United States v. Bajakajian

United States v. Bajakajian

Argued November 4, 1997
Decided June 22, 1998
Full case name United States v. Hosep Krikor Bajakajian
Citations

524 U.S. 321 (more)

118 S. Ct. 2028; 141 L. Ed. 2d 314; 1998 U.S. LEXIS 4172; 66 U.S.L.W. 4514; 98 Cal. Daily Op. Service 4757; 98 Daily Journal DAR 6736; 1998 Colo. J. C.A.R. 3239; 11 Fla. L. Weekly Fed. S 662
Prior history Forfeiture order affirmed, 84 F.3d 334 (9th Cir. 1996); cert. granted, 520 U.S. 1239 (1997)
Holding
Forfeiture of $357,144 for violation of 31 U.S.C. § 5316, requiring reporting of all international movements of currency with value over $10,000, violates the Eighth Amendment's Excessive Fines clause.
Court membership
Case opinions
Majority Thomas, joined by Stevens, Souter, Ginsburg, Breyer
Dissent Kennedy, joined by Rehnquist, O'Connor, Scalia
Laws applied
U.S. Const. Amend. VIII; 18 U.S.C. § 982(a)(1);
31 U.S.C. §§ 5316(a)(1)(A), 5322(a)

United States v. Bajakajian, 524 U.S. 321 (1998), is a case decided by the Supreme Court of the United States regarding the Excessive Fines clause of the Eighth Amendment. This case is the only occasion on which the Supreme Court has held that an imposed fine was unconstitutional under the Eighth Amendment.

Background

In 1993, Hosep Krikor Bajakajian had attempted to leave the United States with $357,144 without reporting this to customs officials as required by 31 U.S.C. § 5316, which requires the reporting of all international movements of currency with value in excess of $10,000. The Government sought forfeiture of the entirety of the $357,144. None of the money was found to have been connected with any other criminal action whatsoever. Bajakajian was traveling to Cyprus via Italy, and the cash was intended to pay a debt. He was also initially charged with lying to customs, but this charge was dropped.
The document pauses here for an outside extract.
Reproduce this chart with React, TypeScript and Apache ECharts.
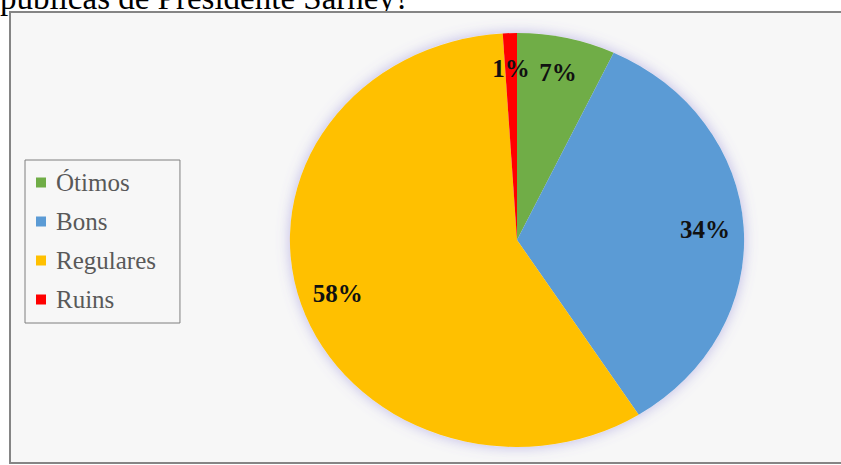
import React, { useEffect, useRef } from "react";
import * as echarts from "echarts";

const categories = ["Ótimos", "Bons", "Regulares", "Ruins"];
const values = [7, 34, 58, 1];
const percentLabels = ["7%", "34%", "58%", "1%"];
const colors = ["#70ad47", "#5b9bd5", "#ffc000", "#ff0000"];
const captionText = "públicas de Presidente Sarney?";

const CX = 517;
const CY = 240;
const RY = 207;
const RX = 227;
const LABEL_FRAC = 0.83;

export default function App() {
  const ref = useRef<HTMLDivElement>(null);
  useEffect(() => {
    if (!ref.current) return;
    const chart = echarts.init(ref.current, undefined, { renderer: "svg" });
    const total = values.reduce((a, b) => a + b, 0);
    const series = categories.map((name, i) => ({
      type: "custom",
      name,
      coordinateSystem: "none",
      itemStyle: { color: colors[i] },
      data: [[values[i]]],
      z: 3,
      renderItem: (params: any, api: any) => {
        const before = values.slice(0, i).reduce((a, b) => a + b, 0);
        const v = api.value(0);
        const a0 = (before / total) * Math.PI * 2;
        const a1 = ((before + v) / total) * Math.PI * 2;
        const mid = (a0 + a1) / 2;
        const lx = CX + LABEL_FRAC * RX * Math.sin(mid);
        const ly = CY - LABEL_FRAC * RY * Math.cos(mid);
        return {
          type: "group",
          children: [
            {
              type: "sector",
              x: CX,
              y: CY,
              scaleX: RX / RY,
              scaleY: 1,
              shape: {
                cx: 0,
                cy: 0,
                r0: 0,
                r: RY,
                startAngle: a0 - Math.PI / 2,
                endAngle: a1 - Math.PI / 2,
                clockwise: true,
              },
              style: { fill: colors[i], lineWidth: 0 },
            },
            {
              type: "text",
              x: lx,
              y: ly,
              z2: 10,
              style: {
                text: percentLabels[i],
                fill: "#111111",
                fontFamily: "Liberation Serif",
                fontWeight: "bold",
                fontSize: 25,
                align: "center",
                verticalAlign: "middle",
              },
            },
          ],
        };
      },
    }));

    chart.setOption({
      animation: false,
      backgroundColor: "#ffffff",
      textStyle: { fontFamily: "Liberation Serif" },
      graphic: [
        {
          type: "text",
          z: -20,
          x: 0,
          y: 14,
          style: {
            text: captionText,
            fill: "#000000",
            fontFamily: "Liberation Serif",
            fontSize: 33,
            align: "left",
            verticalAlign: "bottom",
          },
        },
        {
          type: "rect",
          z: -10,
          shape: { x: 10, y: 12, width: 840, height: 451 },
          style: { fill: "#f7f7f7", stroke: "#858585", lineWidth: 2 },
        },
        {
          type: "ellipse",
          z: -5,
          shape: { cx: CX, cy: CY, rx: RX, ry: RY },
          style: {
            fill: "#f0eef8",
            shadowBlur: 14,
            shadowColor: "rgba(120,110,210,0.45)",
          },
        },
      ],
      legend: {
        data: categories,
        orient: "vertical",
        left: 25,
        top: 160,
        icon: "rect",
        itemWidth: 10,
        itemHeight: 10,
        itemGap: 14,
        selectedMode: false,
        padding: [10, 24, 11, 11],
        borderColor: "#7f7f7f",
        borderWidth: 1,
        textStyle: {
          fontFamily: "Liberation Serif",
          fontSize: 25,
          color: "#595959",
          padding: [0, 0, 0, 5],
        },
      },
      series,
    });
    return () => chart.dispose();
  }, []);
  return (
    <div
      ref={ref}
      style={{ position: "fixed", left: 0, top: 0, width: 841, height: 465 }}
    />
  );
}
Bajakajian pleaded guilty to failure to report and opted for a bench trial on the forfeiture of the $357,144. A United States district court judge found the forfeiture of the whole $357,144 to be grossly disproportionate and in violation of the Eighth Amendment. He ordered forfeiture of $15,000 in addition to the maximum fine of $5,000 and three years probation for failure to report. Bajakajian had been eligible for six months in prison, but the Judge did not impose this sentence.

The United States Court of Appeals for the Ninth Circuit affirmed the decision of the District Court and in fact stated its willingness to go further by ruling that the forfeiture of any of the currency was unconstitutional. Unfortunately for Bajakajian, he had not appealed the forfeiture to the Ninth Circuit and they were thus unable to set it aside.

Opinion of the Court

The case was argued before the Supreme Court on November 4, 1997 and decided on June 22, 1998. The Opinion of the Court was delivered by Justice Clarence Thomas joined by Justices Stevens, Souter, Ginsburg and Breyer. Justice Anthony Kennedy dissented, joined by Chief Justice Rehnquist, Justice O'Connor and Justice Scalia.

At issue was 18 U.S.C. § 982(a)(1) which provides that:

The court, in imposing sentence on a person convicted of an offense in violation of section . . . 5316, . . . shall order that the person forfeit to the United States any property, real or personal, involved in such offense, or any property traceable to such property.

As understood by U.S. Customs and Border Protection, this law allowed the forfeiture of all of the money that the respondent had tried to take out of the country. The question was whether this conflicted with the Eighth Amendment's provision that “excessive fines [not be] imposed.”

Although Thomas noted that the case was complicated by the fact that both federal law and the government's case in Bajakajian somewhat blurred the distinction between civil forfeiture and a fine intended to punish, it was clear in this case that punishment was at least part of the government's intent. However, the case allowed the Court to look at the issue of excessive fines apart from other criminal issues because there were no charges against the respondent other than the one that he had failed to report an amount of cash. The respondent had broken no other laws. (A separate charge of lying to customs officials had been dropped before the case had come to trial.) Indeed, Thomas chided the dissenters in the case for referring to the respondent as a smuggler. Also, the problem of what constituted an excessive fine or made it disproportionate to the crime need not be worked out in detail because the question in this case was whether the fine was grossly disproportionate.

“Comparing the gravity of respondent’s crime with the $357,144 forfeiture the Government seeks," Thomas wrote, "we conclude that such a forfeiture would be grossly disproportional to the gravity of his offense. It is larger than the $5,000 fine imposed by the District Court by many orders of magnitude, and it bears no articulable correlation to any injury suffered by the Government. … For the foregoing reasons, the full forfeiture of respondent’s currency would violate the Excessive Fines Clause.”